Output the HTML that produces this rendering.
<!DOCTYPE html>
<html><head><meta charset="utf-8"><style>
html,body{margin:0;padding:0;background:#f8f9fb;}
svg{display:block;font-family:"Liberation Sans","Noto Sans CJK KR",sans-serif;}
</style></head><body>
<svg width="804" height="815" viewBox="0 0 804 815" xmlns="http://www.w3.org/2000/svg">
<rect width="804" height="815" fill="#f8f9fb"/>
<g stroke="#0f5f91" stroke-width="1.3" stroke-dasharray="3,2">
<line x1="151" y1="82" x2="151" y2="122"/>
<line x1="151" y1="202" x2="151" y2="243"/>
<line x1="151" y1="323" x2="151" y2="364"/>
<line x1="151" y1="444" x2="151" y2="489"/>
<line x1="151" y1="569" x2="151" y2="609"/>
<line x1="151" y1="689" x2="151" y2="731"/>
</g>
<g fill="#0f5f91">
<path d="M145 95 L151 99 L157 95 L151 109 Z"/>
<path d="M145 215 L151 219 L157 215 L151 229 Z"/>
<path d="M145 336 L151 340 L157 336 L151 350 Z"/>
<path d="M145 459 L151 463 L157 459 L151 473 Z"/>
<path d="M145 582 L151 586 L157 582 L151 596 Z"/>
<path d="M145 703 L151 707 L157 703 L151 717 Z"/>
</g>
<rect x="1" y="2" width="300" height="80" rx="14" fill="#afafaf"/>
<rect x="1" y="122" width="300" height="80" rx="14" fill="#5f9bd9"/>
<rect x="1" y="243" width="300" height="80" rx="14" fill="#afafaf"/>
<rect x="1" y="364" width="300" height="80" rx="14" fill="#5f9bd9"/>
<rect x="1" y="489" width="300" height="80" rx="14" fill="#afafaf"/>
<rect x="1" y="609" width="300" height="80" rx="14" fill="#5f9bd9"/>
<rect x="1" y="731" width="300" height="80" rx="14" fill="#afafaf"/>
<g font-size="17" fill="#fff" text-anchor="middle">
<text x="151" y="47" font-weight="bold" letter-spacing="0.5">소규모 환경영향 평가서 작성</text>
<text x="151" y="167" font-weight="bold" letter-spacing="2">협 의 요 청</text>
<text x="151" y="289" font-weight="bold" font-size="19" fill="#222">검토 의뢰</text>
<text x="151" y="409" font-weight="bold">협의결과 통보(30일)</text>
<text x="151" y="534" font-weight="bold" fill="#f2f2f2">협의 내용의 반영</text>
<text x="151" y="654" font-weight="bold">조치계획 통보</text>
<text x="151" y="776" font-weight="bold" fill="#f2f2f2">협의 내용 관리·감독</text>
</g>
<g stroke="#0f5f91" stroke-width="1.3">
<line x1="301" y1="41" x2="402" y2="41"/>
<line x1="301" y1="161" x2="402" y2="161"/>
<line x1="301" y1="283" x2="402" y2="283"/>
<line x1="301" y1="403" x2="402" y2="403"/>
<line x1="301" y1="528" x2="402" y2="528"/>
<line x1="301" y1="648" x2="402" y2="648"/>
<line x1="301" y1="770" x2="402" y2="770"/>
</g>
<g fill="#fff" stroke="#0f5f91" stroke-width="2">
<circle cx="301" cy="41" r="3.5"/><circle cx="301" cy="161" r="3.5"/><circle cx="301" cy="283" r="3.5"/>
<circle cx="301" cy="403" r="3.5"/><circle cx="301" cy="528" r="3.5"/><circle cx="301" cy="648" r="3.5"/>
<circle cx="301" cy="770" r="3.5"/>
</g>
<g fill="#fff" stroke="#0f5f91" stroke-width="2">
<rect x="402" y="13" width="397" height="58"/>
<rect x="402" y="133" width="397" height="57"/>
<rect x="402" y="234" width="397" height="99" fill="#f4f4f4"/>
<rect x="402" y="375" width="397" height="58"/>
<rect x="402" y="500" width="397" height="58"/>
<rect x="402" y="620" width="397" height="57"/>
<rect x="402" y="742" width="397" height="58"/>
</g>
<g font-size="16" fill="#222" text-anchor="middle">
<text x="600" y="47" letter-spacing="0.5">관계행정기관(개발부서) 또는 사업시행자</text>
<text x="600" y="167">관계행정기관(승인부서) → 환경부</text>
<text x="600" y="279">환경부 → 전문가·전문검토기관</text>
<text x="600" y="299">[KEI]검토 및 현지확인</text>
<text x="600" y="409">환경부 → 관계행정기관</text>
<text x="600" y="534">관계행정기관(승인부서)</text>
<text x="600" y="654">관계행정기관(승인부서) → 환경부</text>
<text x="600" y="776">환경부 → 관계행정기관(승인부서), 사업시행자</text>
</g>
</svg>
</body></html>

━━━━━━━━━━━━━━━━━━━━━━━━━━━━━━

PROBLEM TO WORK ON> Restate the data above word for word.

OUTPUT OF THE EXERCISE>
Output the HTML that produces this rendering.
<!DOCTYPE html>
<html><head><meta charset="utf-8"><style>
html,body{margin:0;padding:0;background:#f8f9fb;}
svg{display:block;font-family:"Liberation Sans","Noto Sans CJK KR",sans-serif;}
</style></head><body>
<svg width="804" height="815" viewBox="0 0 804 815" xmlns="http://www.w3.org/2000/svg">
<rect width="804" height="815" fill="#f8f9fb"/>
<g stroke="#0f5f91" stroke-width="1.3" stroke-dasharray="3,2">
<line x1="151" y1="82" x2="151" y2="122"/>
<line x1="151" y1="202" x2="151" y2="243"/>
<line x1="151" y1="323" x2="151" y2="364"/>
<line x1="151" y1="444" x2="151" y2="489"/>
<line x1="151" y1="569" x2="151" y2="609"/>
<line x1="151" y1="689" x2="151" y2="731"/>
</g>
<g fill="#0f5f91">
<path d="M145 95 L151 99 L157 95 L151 109 Z"/>
<path d="M145 215 L151 219 L157 215 L151 229 Z"/>
<path d="M145 336 L151 340 L157 336 L151 350 Z"/>
<path d="M145 459 L151 463 L157 459 L151 473 Z"/>
<path d="M145 582 L151 586 L157 582 L151 596 Z"/>
<path d="M145 703 L151 707 L157 703 L151 717 Z"/>
</g>
<rect x="1" y="2" width="300" height="80" rx="14" fill="#afafaf"/>
<rect x="1" y="122" width="300" height="80" rx="14" fill="#5f9bd9"/>
<rect x="1" y="243" width="300" height="80" rx="14" fill="#afafaf"/>
<rect x="1" y="364" width="300" height="80" rx="14" fill="#5f9bd9"/>
<rect x="1" y="489" width="300" height="80" rx="14" fill="#afafaf"/>
<rect x="1" y="609" width="300" height="80" rx="14" fill="#5f9bd9"/>
<rect x="1" y="731" width="300" height="80" rx="14" fill="#afafaf"/>
<g font-size="17" fill="#fff" text-anchor="middle">
<text x="151" y="47" font-weight="bold" letter-spacing="0.5">소규모 환경영향 평가서 작성</text>
<text x="151" y="167" font-weight="bold" letter-spacing="2">협 의 요 청</text>
<text x="151" y="289" font-weight="bold" font-size="19" fill="#222">검토 의뢰</text>
<text x="151" y="409" font-weight="bold">협의결과 통보(30일)</text>
<text x="151" y="534" font-weight="bold" fill="#f2f2f2">협의 내용의 반영</text>
<text x="151" y="654" font-weight="bold">조치계획 통보</text>
<text x="151" y="776" font-weight="bold" fill="#f2f2f2">협의 내용 관리·감독</text>
</g>
<g stroke="#0f5f91" stroke-width="1.3">
<line x1="301" y1="41" x2="402" y2="41"/>
<line x1="301" y1="161" x2="402" y2="161"/>
<line x1="301" y1="283" x2="402" y2="283"/>
<line x1="301" y1="403" x2="402" y2="403"/>
<line x1="301" y1="528" x2="402" y2="528"/>
<line x1="301" y1="648" x2="402" y2="648"/>
<line x1="301" y1="770" x2="402" y2="770"/>
</g>
<g fill="#fff" stroke="#0f5f91" stroke-width="2">
<circle cx="301" cy="41" r="3.5"/><circle cx="301" cy="161" r="3.5"/><circle cx="301" cy="283" r="3.5"/>
<circle cx="301" cy="403" r="3.5"/><circle cx="301" cy="528" r="3.5"/><circle cx="301" cy="648" r="3.5"/>
<circle cx="301" cy="770" r="3.5"/>
</g>
<g fill="#fff" stroke="#0f5f91" stroke-width="2">
<rect x="402" y="13" width="397" height="58"/>
<rect x="402" y="133" width="397" height="57"/>
<rect x="402" y="234" width="397" height="99" fill="#f4f4f4"/>
<rect x="402" y="375" width="397" height="58"/>
<rect x="402" y="500" width="397" height="58"/>
<rect x="402" y="620" width="397" height="57"/>
<rect x="402" y="742" width="397" height="58"/>
</g>
<g font-size="16" fill="#222" text-anchor="middle">
<text x="600" y="47" letter-spacing="0.5">관계행정기관(개발부서) 또는 사업시행자</text>
<text x="600" y="167">관계행정기관(승인부서) → 환경부</text>
<text x="600" y="279">환경부 → 전문가·전문검토기관</text>
<text x="600" y="299">[KEI]검토 및 현지확인</text>
<text x="600" y="409">환경부 → 관계행정기관</text>
<text x="600" y="534">관계행정기관(승인부서)</text>
<text x="600" y="654">관계행정기관(승인부서) → 환경부</text>
<text x="600" y="776">환경부 → 관계행정기관(승인부서), 사업시행자</text>
</g>
</svg>
</body></html>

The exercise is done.